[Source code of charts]
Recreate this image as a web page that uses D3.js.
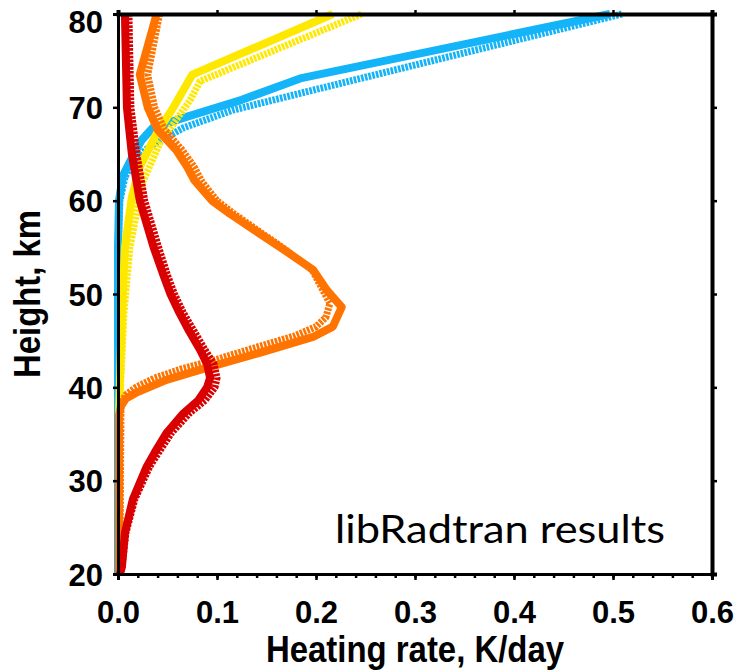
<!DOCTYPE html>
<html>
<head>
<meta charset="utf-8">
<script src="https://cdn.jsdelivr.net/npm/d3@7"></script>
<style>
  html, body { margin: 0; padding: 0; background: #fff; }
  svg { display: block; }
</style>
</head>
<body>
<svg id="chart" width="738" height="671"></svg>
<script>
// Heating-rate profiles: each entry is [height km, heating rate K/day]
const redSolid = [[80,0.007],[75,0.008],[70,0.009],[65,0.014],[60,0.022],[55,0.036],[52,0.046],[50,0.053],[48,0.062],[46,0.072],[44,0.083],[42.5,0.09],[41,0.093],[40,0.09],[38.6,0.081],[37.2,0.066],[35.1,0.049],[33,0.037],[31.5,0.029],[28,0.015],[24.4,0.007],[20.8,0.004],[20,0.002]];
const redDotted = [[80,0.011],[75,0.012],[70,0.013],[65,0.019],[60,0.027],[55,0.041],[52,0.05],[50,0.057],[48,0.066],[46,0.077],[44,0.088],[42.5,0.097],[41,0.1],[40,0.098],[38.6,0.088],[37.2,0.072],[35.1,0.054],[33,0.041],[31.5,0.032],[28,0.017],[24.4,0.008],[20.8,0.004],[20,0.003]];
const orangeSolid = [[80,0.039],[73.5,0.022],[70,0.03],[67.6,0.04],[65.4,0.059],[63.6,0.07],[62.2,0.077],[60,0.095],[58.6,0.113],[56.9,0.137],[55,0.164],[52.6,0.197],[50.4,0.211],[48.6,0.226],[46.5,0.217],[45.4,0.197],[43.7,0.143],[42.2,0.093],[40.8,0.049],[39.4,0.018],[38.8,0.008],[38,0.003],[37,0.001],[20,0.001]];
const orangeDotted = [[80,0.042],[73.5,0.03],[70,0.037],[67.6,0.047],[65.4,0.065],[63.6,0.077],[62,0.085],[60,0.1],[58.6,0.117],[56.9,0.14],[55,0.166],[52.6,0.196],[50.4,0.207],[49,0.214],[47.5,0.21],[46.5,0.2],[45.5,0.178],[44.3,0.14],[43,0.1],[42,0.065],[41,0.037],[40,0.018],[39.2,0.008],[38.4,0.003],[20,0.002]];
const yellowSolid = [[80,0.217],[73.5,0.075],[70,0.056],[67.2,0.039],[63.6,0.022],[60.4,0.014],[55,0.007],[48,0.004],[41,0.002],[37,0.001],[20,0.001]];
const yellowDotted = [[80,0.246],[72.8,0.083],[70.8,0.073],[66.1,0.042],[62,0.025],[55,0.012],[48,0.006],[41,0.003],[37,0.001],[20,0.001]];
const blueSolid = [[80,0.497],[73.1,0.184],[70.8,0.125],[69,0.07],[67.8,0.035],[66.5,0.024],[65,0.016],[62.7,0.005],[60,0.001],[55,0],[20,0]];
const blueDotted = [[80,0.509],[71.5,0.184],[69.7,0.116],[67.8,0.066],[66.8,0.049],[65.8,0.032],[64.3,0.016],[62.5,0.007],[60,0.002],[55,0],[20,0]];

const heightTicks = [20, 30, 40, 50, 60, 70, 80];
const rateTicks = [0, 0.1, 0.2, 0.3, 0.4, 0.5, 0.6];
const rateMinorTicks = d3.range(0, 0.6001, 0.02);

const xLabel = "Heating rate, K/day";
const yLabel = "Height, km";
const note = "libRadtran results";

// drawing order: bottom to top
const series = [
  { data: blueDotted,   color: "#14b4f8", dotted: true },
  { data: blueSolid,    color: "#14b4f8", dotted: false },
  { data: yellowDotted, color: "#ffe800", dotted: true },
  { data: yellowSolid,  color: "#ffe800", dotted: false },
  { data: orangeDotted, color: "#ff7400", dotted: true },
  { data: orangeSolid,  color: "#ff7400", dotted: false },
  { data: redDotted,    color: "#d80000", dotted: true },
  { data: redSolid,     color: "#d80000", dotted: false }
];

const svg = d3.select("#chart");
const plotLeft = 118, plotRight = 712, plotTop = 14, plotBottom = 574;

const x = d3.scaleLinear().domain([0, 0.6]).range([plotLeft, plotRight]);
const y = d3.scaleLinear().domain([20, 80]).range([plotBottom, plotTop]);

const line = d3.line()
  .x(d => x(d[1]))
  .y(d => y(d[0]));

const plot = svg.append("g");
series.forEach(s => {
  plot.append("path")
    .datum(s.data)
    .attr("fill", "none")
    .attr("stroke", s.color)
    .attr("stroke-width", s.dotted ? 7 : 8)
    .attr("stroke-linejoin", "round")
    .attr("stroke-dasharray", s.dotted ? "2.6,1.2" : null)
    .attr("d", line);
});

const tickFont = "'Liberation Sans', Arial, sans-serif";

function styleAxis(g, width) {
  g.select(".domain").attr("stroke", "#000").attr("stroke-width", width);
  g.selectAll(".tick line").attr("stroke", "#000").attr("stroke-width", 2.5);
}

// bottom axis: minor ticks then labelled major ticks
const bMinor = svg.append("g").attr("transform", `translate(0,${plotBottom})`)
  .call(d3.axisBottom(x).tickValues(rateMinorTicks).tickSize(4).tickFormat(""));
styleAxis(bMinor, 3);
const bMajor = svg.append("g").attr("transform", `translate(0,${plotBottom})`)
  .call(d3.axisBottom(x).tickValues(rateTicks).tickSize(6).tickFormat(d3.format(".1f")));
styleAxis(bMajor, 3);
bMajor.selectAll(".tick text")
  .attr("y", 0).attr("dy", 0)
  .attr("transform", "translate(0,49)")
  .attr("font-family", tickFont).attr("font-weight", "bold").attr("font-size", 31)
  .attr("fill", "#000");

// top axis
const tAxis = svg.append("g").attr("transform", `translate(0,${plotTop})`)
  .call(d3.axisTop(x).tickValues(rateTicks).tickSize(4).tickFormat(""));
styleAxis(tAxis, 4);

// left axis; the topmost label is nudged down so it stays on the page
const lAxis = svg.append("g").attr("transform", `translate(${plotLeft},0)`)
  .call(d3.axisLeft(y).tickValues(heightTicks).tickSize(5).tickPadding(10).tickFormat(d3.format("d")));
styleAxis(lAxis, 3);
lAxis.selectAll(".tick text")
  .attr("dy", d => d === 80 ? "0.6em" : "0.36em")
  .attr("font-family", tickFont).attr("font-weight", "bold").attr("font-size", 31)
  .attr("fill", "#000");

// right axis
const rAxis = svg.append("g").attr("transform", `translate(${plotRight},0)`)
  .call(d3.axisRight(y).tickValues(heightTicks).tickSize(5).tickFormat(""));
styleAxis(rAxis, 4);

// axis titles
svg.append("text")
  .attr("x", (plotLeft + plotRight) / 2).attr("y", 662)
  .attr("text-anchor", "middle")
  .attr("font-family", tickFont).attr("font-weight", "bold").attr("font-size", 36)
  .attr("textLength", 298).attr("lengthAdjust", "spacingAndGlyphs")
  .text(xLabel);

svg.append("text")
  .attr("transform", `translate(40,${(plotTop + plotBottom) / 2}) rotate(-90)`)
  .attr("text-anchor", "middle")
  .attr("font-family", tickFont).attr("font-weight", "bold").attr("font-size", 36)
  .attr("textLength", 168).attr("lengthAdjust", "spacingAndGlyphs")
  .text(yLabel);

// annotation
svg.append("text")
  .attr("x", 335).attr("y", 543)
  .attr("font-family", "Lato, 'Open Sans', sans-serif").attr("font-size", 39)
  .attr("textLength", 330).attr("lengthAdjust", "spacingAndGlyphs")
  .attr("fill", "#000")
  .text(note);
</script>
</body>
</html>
...
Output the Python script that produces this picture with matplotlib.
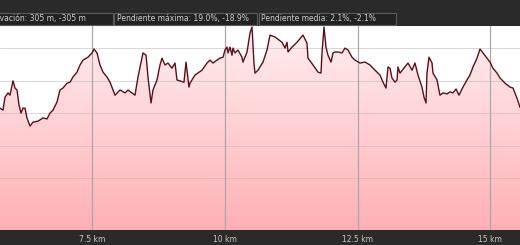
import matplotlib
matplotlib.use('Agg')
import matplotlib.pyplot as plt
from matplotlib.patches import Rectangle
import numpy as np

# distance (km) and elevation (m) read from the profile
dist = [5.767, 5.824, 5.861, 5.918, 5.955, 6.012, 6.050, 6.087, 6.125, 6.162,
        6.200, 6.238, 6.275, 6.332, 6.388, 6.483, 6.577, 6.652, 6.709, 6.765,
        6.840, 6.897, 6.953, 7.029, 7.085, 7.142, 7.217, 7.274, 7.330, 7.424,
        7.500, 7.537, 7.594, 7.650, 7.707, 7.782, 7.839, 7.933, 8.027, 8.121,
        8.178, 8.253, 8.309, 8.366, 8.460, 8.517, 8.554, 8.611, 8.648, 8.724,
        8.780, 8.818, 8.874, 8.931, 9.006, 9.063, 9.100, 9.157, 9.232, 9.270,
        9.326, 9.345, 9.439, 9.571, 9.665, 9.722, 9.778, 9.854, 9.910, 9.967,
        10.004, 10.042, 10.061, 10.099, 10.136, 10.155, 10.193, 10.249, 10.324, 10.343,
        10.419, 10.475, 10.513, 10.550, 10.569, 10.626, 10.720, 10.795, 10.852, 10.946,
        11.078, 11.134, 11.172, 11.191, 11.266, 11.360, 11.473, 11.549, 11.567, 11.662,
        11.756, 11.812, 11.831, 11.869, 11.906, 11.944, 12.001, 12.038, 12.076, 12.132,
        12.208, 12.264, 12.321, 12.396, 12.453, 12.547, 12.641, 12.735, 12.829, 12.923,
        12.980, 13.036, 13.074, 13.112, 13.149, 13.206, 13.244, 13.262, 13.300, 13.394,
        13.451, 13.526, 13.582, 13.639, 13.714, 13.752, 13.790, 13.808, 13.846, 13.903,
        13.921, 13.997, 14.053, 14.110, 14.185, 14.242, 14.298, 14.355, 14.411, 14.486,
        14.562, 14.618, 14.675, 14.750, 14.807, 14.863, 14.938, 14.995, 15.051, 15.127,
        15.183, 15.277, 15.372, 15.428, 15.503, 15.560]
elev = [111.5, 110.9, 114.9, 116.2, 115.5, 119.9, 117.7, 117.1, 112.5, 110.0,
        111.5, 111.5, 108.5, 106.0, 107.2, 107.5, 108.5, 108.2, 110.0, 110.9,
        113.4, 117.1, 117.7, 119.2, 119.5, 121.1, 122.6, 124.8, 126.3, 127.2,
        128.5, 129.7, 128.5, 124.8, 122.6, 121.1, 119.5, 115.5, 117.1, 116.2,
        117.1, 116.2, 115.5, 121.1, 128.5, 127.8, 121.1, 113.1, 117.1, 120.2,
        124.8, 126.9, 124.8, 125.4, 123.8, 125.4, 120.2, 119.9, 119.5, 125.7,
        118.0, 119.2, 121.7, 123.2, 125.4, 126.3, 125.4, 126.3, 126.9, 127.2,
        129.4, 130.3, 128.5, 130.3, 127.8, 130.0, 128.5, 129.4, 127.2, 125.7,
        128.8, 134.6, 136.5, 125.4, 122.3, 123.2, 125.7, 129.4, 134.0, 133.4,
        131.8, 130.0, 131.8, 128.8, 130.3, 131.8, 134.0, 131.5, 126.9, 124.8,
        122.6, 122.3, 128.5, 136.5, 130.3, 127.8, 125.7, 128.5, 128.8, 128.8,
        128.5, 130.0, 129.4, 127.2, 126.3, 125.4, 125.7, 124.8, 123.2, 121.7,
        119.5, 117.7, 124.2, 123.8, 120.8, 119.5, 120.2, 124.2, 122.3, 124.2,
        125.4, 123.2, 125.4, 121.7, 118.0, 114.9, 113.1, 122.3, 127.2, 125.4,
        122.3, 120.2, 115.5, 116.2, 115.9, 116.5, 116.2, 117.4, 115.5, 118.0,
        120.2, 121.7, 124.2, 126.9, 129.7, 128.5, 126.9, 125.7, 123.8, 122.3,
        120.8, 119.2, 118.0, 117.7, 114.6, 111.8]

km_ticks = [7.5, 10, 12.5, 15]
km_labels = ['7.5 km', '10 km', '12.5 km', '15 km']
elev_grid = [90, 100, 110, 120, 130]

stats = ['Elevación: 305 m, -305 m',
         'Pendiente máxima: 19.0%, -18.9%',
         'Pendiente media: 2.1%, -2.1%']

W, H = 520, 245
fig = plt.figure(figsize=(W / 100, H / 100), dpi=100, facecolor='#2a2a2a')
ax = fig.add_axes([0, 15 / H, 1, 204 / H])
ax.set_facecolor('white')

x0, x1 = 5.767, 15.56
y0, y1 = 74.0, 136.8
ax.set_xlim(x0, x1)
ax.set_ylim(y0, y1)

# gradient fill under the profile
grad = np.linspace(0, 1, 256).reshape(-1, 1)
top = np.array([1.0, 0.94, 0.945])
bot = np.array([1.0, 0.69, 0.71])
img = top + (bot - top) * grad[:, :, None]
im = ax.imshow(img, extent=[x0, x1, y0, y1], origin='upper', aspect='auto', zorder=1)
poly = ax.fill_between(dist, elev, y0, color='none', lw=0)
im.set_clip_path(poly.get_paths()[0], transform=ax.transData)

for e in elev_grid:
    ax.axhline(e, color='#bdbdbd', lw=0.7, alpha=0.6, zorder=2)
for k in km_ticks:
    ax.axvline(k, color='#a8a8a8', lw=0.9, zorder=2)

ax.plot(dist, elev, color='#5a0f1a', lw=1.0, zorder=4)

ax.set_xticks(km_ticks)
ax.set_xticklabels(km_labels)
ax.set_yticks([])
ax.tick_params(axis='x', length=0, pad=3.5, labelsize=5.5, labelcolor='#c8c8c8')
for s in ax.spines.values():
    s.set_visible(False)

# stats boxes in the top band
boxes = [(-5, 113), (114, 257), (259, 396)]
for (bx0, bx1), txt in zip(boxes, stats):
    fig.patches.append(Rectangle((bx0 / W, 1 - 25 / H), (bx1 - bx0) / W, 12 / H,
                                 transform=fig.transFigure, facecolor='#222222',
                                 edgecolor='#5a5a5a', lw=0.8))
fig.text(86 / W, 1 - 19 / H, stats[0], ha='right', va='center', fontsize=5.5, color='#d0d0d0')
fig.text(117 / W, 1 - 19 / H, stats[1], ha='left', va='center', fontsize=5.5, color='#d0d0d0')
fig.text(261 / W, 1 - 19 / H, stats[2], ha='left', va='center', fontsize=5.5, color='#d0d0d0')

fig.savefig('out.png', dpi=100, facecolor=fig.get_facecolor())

• [To be done]:
Of the lines above, quote exactly those from the one with "Output the Python" through the one with "import numpy as np", ends included; pictures stay out.

• [Complete answer]:
Output the Python script that produces this picture with matplotlib.
import matplotlib
matplotlib.use('Agg')
import matplotlib.pyplot as plt
from matplotlib.patches import Rectangle
import numpy as np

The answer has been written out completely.